BAKANLIK KONSERLERİYLE KARŞILAŞTIRMA TALEBİ
Konserlerde en büyük masrafın sanatçı ücretlerinden değil, sahne kurulumu ve ses sisteminden kaynaklandığı bildirilen açıklamada "Sahnenin nasıl kurulacağı da konser alanının büyüklüğüne göre değişmektedir. Nitekim idaremiz teftiş kurulu başkanlığı tarafından yapılan soruşturmada kamuoyuna yansıyan konserleri tahkik ettiğinde, bu çapta iş yapabilen bir başka firmadan teklif almış ve aynı çapta konser için 56 milyon lira bedel bildirilmiştir. Yapılacak yargılama sırasında muadili konserlerle ilgili özel veya Kültür Bakanlığı'nın yaptığı Kültür Yolu festivali ve resmi kurumların gerçekleştirdiği konser bedelleri dosyaya intikal ettiğinde, kamu zararı olup olmadığı netleşecektir" ifadesi yer aldı.

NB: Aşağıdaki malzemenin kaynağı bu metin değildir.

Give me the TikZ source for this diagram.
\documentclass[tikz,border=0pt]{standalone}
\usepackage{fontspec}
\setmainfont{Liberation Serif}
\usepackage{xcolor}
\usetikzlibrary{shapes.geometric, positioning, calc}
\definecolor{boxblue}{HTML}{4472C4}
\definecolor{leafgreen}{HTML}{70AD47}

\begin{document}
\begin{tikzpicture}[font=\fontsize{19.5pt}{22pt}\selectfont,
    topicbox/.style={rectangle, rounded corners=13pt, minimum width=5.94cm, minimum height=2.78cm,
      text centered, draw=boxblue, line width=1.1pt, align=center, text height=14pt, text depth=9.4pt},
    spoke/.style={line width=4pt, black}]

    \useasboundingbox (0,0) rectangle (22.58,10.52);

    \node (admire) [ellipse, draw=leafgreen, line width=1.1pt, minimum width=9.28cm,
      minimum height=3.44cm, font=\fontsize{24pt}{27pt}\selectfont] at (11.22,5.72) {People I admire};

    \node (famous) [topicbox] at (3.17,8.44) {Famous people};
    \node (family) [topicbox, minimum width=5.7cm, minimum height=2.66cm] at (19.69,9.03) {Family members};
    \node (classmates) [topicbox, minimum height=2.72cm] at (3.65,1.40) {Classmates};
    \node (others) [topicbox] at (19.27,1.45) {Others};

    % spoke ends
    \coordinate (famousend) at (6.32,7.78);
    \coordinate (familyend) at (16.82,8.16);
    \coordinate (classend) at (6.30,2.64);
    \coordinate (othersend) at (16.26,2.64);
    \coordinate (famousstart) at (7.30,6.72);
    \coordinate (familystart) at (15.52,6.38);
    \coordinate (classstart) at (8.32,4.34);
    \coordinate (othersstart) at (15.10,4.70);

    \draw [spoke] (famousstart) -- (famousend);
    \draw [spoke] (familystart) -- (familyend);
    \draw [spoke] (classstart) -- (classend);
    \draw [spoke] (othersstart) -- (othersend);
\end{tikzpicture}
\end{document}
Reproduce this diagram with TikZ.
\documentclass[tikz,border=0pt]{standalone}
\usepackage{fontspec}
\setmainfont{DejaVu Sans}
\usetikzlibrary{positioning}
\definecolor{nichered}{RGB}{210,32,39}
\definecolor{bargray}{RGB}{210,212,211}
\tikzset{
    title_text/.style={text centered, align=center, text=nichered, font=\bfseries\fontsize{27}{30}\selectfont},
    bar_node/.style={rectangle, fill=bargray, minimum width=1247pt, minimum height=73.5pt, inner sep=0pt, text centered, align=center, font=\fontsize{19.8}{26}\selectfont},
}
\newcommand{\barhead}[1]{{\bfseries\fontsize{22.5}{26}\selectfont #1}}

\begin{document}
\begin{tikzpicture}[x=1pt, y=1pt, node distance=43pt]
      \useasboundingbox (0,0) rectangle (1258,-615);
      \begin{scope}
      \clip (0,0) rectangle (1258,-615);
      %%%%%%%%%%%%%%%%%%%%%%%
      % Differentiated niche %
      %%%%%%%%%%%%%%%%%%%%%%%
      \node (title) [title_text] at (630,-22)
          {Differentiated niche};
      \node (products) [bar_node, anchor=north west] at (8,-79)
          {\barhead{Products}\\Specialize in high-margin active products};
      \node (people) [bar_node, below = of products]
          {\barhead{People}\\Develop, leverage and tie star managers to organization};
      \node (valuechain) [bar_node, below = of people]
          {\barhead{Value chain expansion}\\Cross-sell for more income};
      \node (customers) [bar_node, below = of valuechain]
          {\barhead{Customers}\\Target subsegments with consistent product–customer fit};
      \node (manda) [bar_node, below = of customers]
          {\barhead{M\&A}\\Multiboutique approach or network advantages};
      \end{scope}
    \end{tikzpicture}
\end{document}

Ayrıca harcamaların AKP döneminde 2014-2019 arasında yapılan 80 etkinliğe 33 milyon dolar, 2019’dan itibaren 29 Ekim 2024’e kadar ise 426 etkinliğe 30 milyon dolar olduğu belirtildi.
16 SAVCI DEĞİŞTİ, İDDİANAME HAZIRLANMADI
ABB'nin AKP dönemine dair yaklaşık 100 dosyada, 'ihaleye fesat' ve 'kamu zararı' iddiasıyla Melih Gökçek ve dönemin yetkilileri hakkında şikâyette bulunduğu ifade edilen açıklamada, şu iddialara yer verildi:
- Bu dosyalardan 55 tanesinde bilirkişi raporu alınarak takipsizlik kararı verilmiştir, 11 tanesinde bilirkişi raporu alınmadan takipsizlik kararı verilmiştir, 11 tanesinde ise iddianame düzenlenmiştir. Ancak hiçbir dosyada adli yaptırım veya tutuklama kararı olmamıştır. Hâlen 5 dosya derdesttir.
- Bunlardan ikisi bizzat Melih Gökçek’in tarafı olduğu dosyalardır ve 5 dosya 6 yıldır hiçbir işlem yapılmadan bekletilmektedir. Beklentimiz; soruşturmaların herkese ayrıcalık tanınmadan eşit şekilde yürütülmesi ve adaletin sağlanmasıdır.
- Yakın zamanda bir basın toplantısıyla açıklayacağımız üzere, yaptığımız şikâyetlerle ilgili hazırlanan bilirkişi raporlarının hep aynı kişiler tarafından yazıldığı, bu kişilerin hazırladığı raporlarla kapatılan dosyalar ve bu dosyalardaki şüphelilerin siyasi kimlikleri kamuoyu ile paylaşılacaktır. 4 bin bilirkişi arasından hep aynı kişilerin görevlendirilmesi ciddi bir sorun teşkil etmektedir. Örneğin AKP İl Başkan Yardımcısı'na verilen teleferik ihalesinden kaynaklanan güncel zarar yaklaşık 58 milyon dolar (2,4 milyar lira) olmasına rağmen hiçbir işlem yapılmamıştır.
- Yine aynı bilirkişiler; Melih Gökçek’in imzasının bulunduğu makam oluru olmasına rağmen 'imzası yok' diyerek bilirkişi raporu hazırlanmış akabinde savcılıkça takipsizlik kararı verilmiştir. Bir başka örneği de 2015’te Seymen su ile yapılan sözleşme kapsamında hiçbir hizmet alınmadan milyonlarca lira kamu zararı oluşmuştur. İlgililer hakkında suç duyurusunda bulunulmuş, dosyada 16 kez savcı değişmiş, halen iddianame düzenlenmemiştir.
"ASIL SORUŞTURULMASI GEREKEN..."
Açıklamanın son kısmında Gökçek'in soruşturmaya dair önceden yaptığı ve 'operasyonu biliyordu' tepkilerine yol açan ancak bunu inkar ettiği paylaşıma da dikkat çekildi.
"Bizim beklentimiz; bekletilen bu dosyalarla ilgili soruşturmaların derhal yapılması, şahıslar hakkında gözaltı, ev araması ve tutuklama tedbirlerinin uygulanmasıdır. Son olarak; operasyondan önce Melih Gökçek’in sosyal medya hesabından bunu duyurması bile olayın siyasi boyutunu gözler önüne sermektedir. Asıl kendisi soruşturulması gereken bu kişinin bu durumu haber vermesini de kamuoyunun takdirine bırakıyoruz" denildi.